Not that I’ve always been a fan, mind you. I’ve always been in the situation of being unusually old as a gamer, and when EGM first came out it was writing to a 12 year old audience when I was in my late-20s. And it was about those lame console games when I was a computer gamer. A *real* gamer! 🙂 But the magazine seemed to grow up along with the first generation of gamers (and consoles) and for the past few years I’ve been reading EGM regularly. And it was OK. Which sounds like damning with faint praise, but OK is pretty good in the world of gaming mags. I’ll miss it.

I’m told the European gaming magazines are still quite good, but they’re a bit pricey for my tastes. In the US we’re left with GamePro (terrible the last time I looked at it; granted that was years ago) and Game Informer (house organ to that vilest of chains, Gamestop) and a few smaller niche mags like the curiously titled Beckett Massive Online Gamer.
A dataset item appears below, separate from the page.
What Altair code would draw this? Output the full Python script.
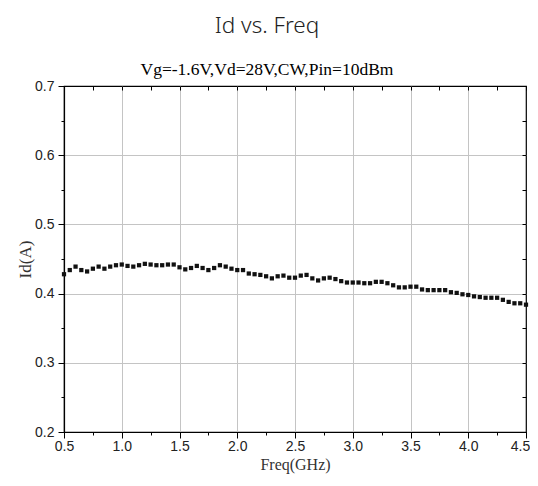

I sometimes miss the heyday of gaming mags, when titles like Computer Gaming World and Strategy Plus (later Computer Games Magazine) were densely informational magazines packed full of great gaming info. And I hope you will forgive me that arrogance since I was an editor at the latter for a while, but it was a great mag way before I joined them and for a good while after I left.

Gaming blogs fill in the gaps to some extent, but there are so many of them that missing great posts is inevitable. Plus you can’t spend a lazy Sunday afternoon stretched out on the couch reading gaming blogs. Well, not as comfortably as you can a print mag.

1Up.Com has been sold to UGO and hopefully will stay 1Up.Com, but I guess we’ll see. I’ve managed to remain unaware of UGO, and I went there tonight and left quickly. Way to busy and EXTREME!!!! for my tastes, but then 1Up pretty much feels the same way.

Anyway EGM, thanks for all the information and entertainment you’ve offered over the years. John Davison (now at http://whattheyplay.com) was probably my favorite leader of that battle-weary clan of game journalists, but I was really looking forward to what James Mielke was going to do (he took over just a few months back). Ah well, the only constant in life is change, as they say.